Dinner was simple, the three of us — Yukine, Obachan had stayed for it tonight, the conversation already well underway about her own day before I’d even sat down, train platforms and orientation halls and a professor who’d apparently made an immediate impression by being far more relaxed than she’d expected.

“How was school?” Yukine asked, once her own report had wound down enough to leave room for mine.

“Busy,” I said.

She laughed. “That bad?”

“No.” I thought about it for a second, the way I think about most things before I say them. “Interesting.”

She seemed to accept that, the way she usually accepts the small, compressed answers I give her, understanding, the way only she fully does, that interesting from me carries more weight than it would from almost anyone else.


I went upstairs once the dishes were done, put the uniform away on its hanger, smoothing the shoulders the way I always do, the day folded up and set aside the way I always fold a day away once it’s finished with me. I sat at my desk for a while, not doing anything in particular, the room quiet around me, the photograph of Yukine carrying the box still pinned above the desk where I’d left it. I thought, briefly, about the prints I’d seen in the photography club room — the rain shot, the portrait of someone’s grandmother — and made a small mental note to look more carefully at the contact sheets I still hadn’t fully gone through from the roll I’d developed the day before.

My phone vibrated.

I almost didn’t look at it right away, the way I almost don’t look at most things right away, but something about the timing — nine-eighteen, late enough that it wasn’t likely to be anything urgent, early enough that it could still be someone simply checking in — made me pick it up.

Mion.

You forgot to text me today.

I blinked, and checked the time again, as if rechecking it might somehow change what it said. It didn’t. I really had forgotten. Between the run and Suguha and the classroom and the photography club and the walk home that felt longer than it should have, the entire day had happened without a single thought toward the phone in my bag, which was, now that I considered it, almost unprecedented. I couldn’t remember the last day that had managed to fully occupy me like that.
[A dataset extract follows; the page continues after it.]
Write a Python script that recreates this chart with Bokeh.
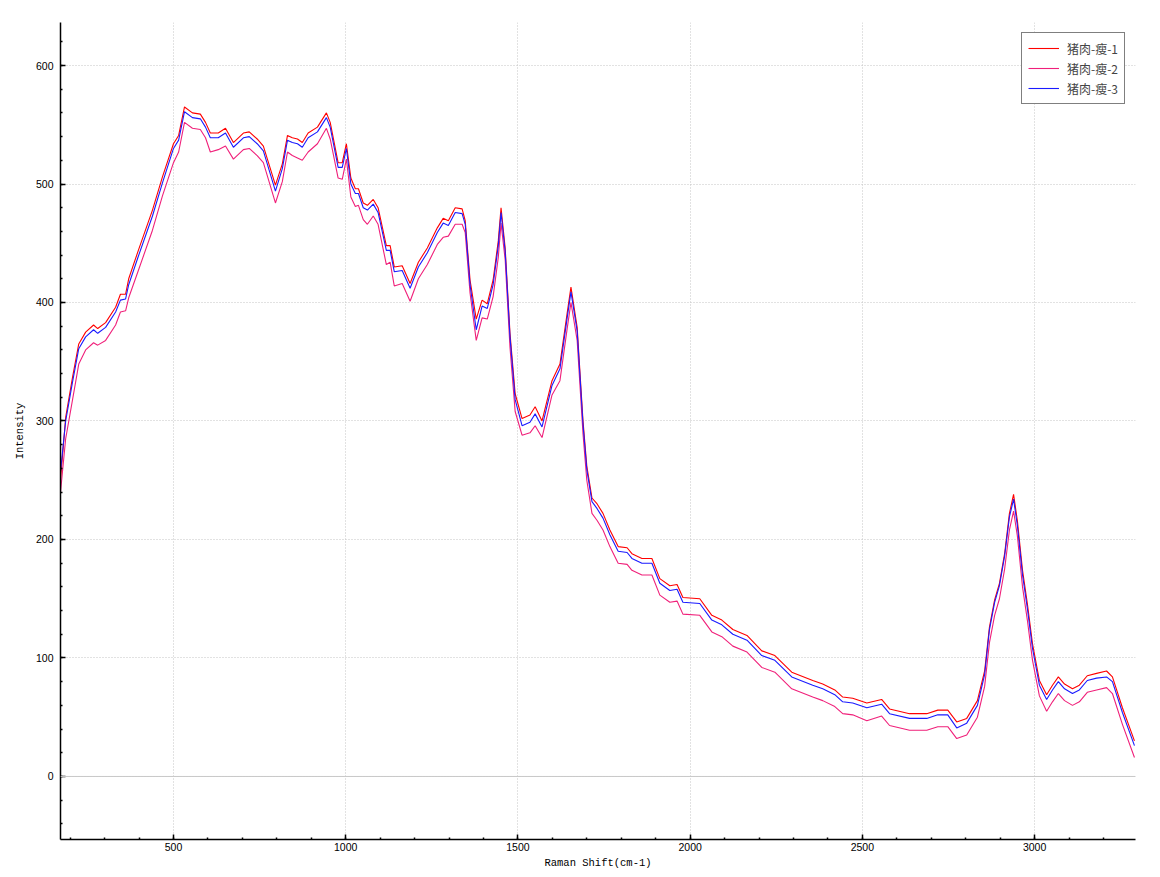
from bokeh.plotting import figure
from bokeh.models import Range1d, SingleIntervalTicker, Span, Legend, LegendItem
from bokeh.embed import file_html
from bokeh.resources import INLINE

# Raman shift (cm-1)
shift = [172, 187, 207, 225, 245, 268, 280, 303, 332, 346, 361, 370, 398, 439, 468,
         500, 515, 532, 555, 578, 593, 607, 630, 651, 674, 703, 720, 743, 761, 796,
         816, 831, 845, 860, 874, 891, 918, 944, 955, 978, 990, 1002, 1015, 1028, 1037,
         1051, 1063, 1080, 1094, 1118, 1129, 1141, 1164, 1187, 1211, 1237, 1266, 1283, 1298, 1318,
         1338, 1347, 1361, 1379, 1396, 1411, 1428, 1443, 1451, 1463, 1477, 1492, 1512, 1535, 1550,
         1570, 1599, 1622, 1643, 1654, 1672, 1689, 1700, 1715, 1730, 1747, 1767, 1791, 1817, 1831,
         1860, 1889, 1912, 1941, 1962, 1979, 2028, 2063, 2092, 2124, 2165, 2208, 2246, 2295, 2356,
         2385, 2420, 2443, 2472, 2513, 2556, 2579, 2637, 2687, 2719, 2748, 2774, 2803, 2834, 2855,
         2869, 2884, 2898, 2913, 2927, 2939, 2950, 2965, 2979, 2994, 3014, 3035, 3052, 3069, 3087,
         3110, 3130, 3153, 3180, 3209, 3226, 3255, 3290]

lean_1 = [250, 303, 337, 365, 375, 381, 378, 383, 396, 407, 407, 420, 444, 478, 506,
          534, 541, 565, 560, 559, 552, 543, 543, 547, 535, 543, 544, 538, 532, 499,
          517, 541, 539, 538, 535, 543, 548, 560, 552, 518, 518, 534, 505, 496, 496,
          484, 482, 487, 480, 448, 448, 430, 431, 416, 434, 446, 463, 471, 469, 480,
          479, 469, 419, 386, 402, 399, 419, 452, 480, 446, 374, 323, 302, 305, 312,
          300, 334, 348, 391, 413, 379, 300, 262, 235, 230, 222, 208, 194, 193, 188,
          184, 184, 167, 161, 162, 151, 150, 136, 132, 124, 119, 106, 102, 88, 81,
          78, 73, 67, 66, 62, 65, 57, 53, 53, 56, 56, 46, 49, 64, 89,
          126, 149, 163, 188, 222, 238, 216, 174, 146, 112, 81, 69, 77, 84, 78,
          74, 77, 85, 87, 89, 84, 58, 30]

lean_2 = [240, 285, 318, 348, 360, 366, 364, 368, 381, 392, 393, 404, 427, 461, 490,
          518, 527, 552, 547, 546, 539, 527, 529, 532, 521, 529, 530, 524, 518, 484,
          502, 527, 524, 522, 520, 527, 534, 547, 538, 505, 504, 521, 489, 481, 482,
          470, 466, 473, 466, 432, 434, 414, 416, 401, 420, 432, 449, 455, 456, 466,
          466, 459, 408, 368, 387, 386, 405, 438, 467, 436, 362, 308, 288, 290, 296,
          286, 322, 334, 378, 400, 368, 289, 250, 222, 216, 208, 194, 180, 179, 174,
          170, 170, 153, 147, 148, 137, 136, 122, 118, 110, 105, 92, 88, 74, 67,
          64, 59, 53, 52, 47, 51, 43, 39, 39, 42, 42, 32, 35, 50, 76,
          113, 136, 150, 175, 208, 224, 203, 160, 132, 98, 68, 55, 63, 70, 64,
          60, 63, 71, 73, 75, 70, 44, 16]

lean_3 = [257, 300, 333, 361, 371, 377, 374, 379, 392, 402, 403, 415, 439, 473, 501,
          530, 537, 561, 556, 555, 548, 539, 539, 543, 531, 539, 540, 534, 528, 494,
          513, 537, 535, 534, 531, 539, 544, 556, 548, 514, 514, 530, 500, 492, 492,
          480, 478, 483, 476, 444, 444, 426, 427, 412, 430, 442, 459, 467, 465, 476,
          475, 466, 415, 377, 397, 395, 415, 448, 476, 443, 371, 318, 296, 299, 306,
          295, 330, 344, 387, 409, 376, 297, 259, 232, 226, 218, 204, 190, 189, 184,
          180, 180, 163, 157, 158, 147, 146, 132, 128, 120, 115, 102, 98, 84, 77,
          74, 69, 63, 62, 58, 61, 53, 49, 49, 52, 52, 41, 45, 60, 86,
          124, 147, 161, 186, 219, 234, 212, 170, 142, 108, 77, 65, 73, 80, 74,
          70, 73, 81, 83, 84, 80, 54, 26]

names = ["猪肉-瘦-1", "猪肉-瘦-2", "猪肉-瘦-3"]
colors = ["#ff0000", "#f0207a", "#1a1aff"]

p = figure(width=1160, height=877, output_backend="svg", toolbar_location=None,
           x_range=Range1d(172, 3293), y_range=Range1d(-53.2, 636.3),
           min_border_left=60, min_border_right=25, min_border_top=22, min_border_bottom=38,
           background_fill_color="white", border_fill_color="white")
p.outline_line_color = None

xt = SingleIntervalTicker(interval=500, num_minor_ticks=5)
yt = SingleIntervalTicker(interval=100, num_minor_ticks=5)
p.xaxis.ticker = xt
p.yaxis.ticker = yt
p.xgrid.ticker = xt
p.ygrid.ticker = yt

for ax in (p.xaxis[0], p.yaxis[0]):
    ax.axis_line_color = "black"
    ax.axis_line_width = 1.5
    ax.major_tick_in = 5
    ax.major_tick_out = 0
    ax.minor_tick_in = 2
    ax.minor_tick_out = 0
    ax.major_tick_line_color = "black"
    ax.minor_tick_line_color = "black"
    ax.major_tick_line_width = 1.5
    ax.minor_tick_line_width = 1.5
    ax.major_label_text_font = "Liberation Sans"
    ax.major_label_text_font_size = "10.5px"
    ax.major_label_text_color = "black"
    ax.axis_label_text_font = "Liberation Mono"
    ax.axis_label_text_font_size = "10.5px"
    ax.axis_label_text_font_style = "normal"
    ax.axis_label_text_color = "black"

p.xaxis.axis_label = "Raman Shift(cm-1)"
p.yaxis.axis_label = "Intensity"
p.xaxis.major_label_standoff = 3
p.yaxis.major_label_standoff = 7
p.xaxis.axis_label_standoff = 3
p.yaxis.axis_label_standoff = 7

for g in (p.xgrid[0], p.ygrid[0]):
    g.grid_line_color = "#c4c4c4"
    g.grid_line_dash = "1 2"
    g.grid_line_width = 1

p.add_layout(Span(location=0, dimension="width", line_color="#c8c8c8", line_width=1))

series = [lean_1, lean_2, lean_3]
renderers = []
for ys, c in zip(series, colors):
    renderers.append(p.line(shift, ys, line_color=c, line_width=1.1))

legend = Legend(items=[LegendItem(label=n, renderers=[r]) for n, r in zip(names, renderers)],
                location="top_right", margin=10)
legend.border_line_color = "black"
legend.border_line_width = 1
legend.background_fill_color = "white"
legend.background_fill_alpha = 1
legend.label_text_font = "Noto Sans CJK SC"
legend.label_text_font_size = "12px"
legend.padding = 6
legend.spacing = 2
legend.label_height = 18
legend.glyph_height = 18
legend.glyph_width = 31
legend.label_standoff = 8
p.add_layout(legend)

open("out.html", "w").write(file_html(p, INLINE))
I smiled. A genuine one, the kind I don’t have to manufacture or manage, the kind that happens before I’ve decided to let it.

I opened the conversation properly. There were more messages above the first one, sent earlier in the day, stacked in a small, patient row, each one timestamped a few hours apart, the gaps between them telling their own quiet story of someone checking, deciding not to push, checking again later.

Good luck today.

Hope it went well.

You got wrapped up, didn’t you?

Three dots appeared beneath that last one, and then stopped, and then appeared again, the particular rhythm of someone composing and reconsidering and composing again. I didn’t wait for whatever she was about to send. I typed instead.

I did.

The reply came back almost instantly, faster than should have been physically possible given how long the dots had been hovering, as if she’d had the message ready and waiting, the editing only ever about whether to send it before or after I answered.

😊

I figured.

Tell me everything.

I sat there for a moment, looking at the small glowing rectangle of her certainty, the way she’d known exactly what had happened to my day without my having to explain a single detail of it, the way she always somehow already understood the shape of my silences before I’d finished being inside them. There was something in that — in being known well enough that your own forgetting didn’t need an apology, only an answer — that I didn’t have a precise word for yet, though I suspected, if I sat with it long enough, I eventually would.

Then I started typing, the words coming easier than they usually do, the day finally finding somewhere to land.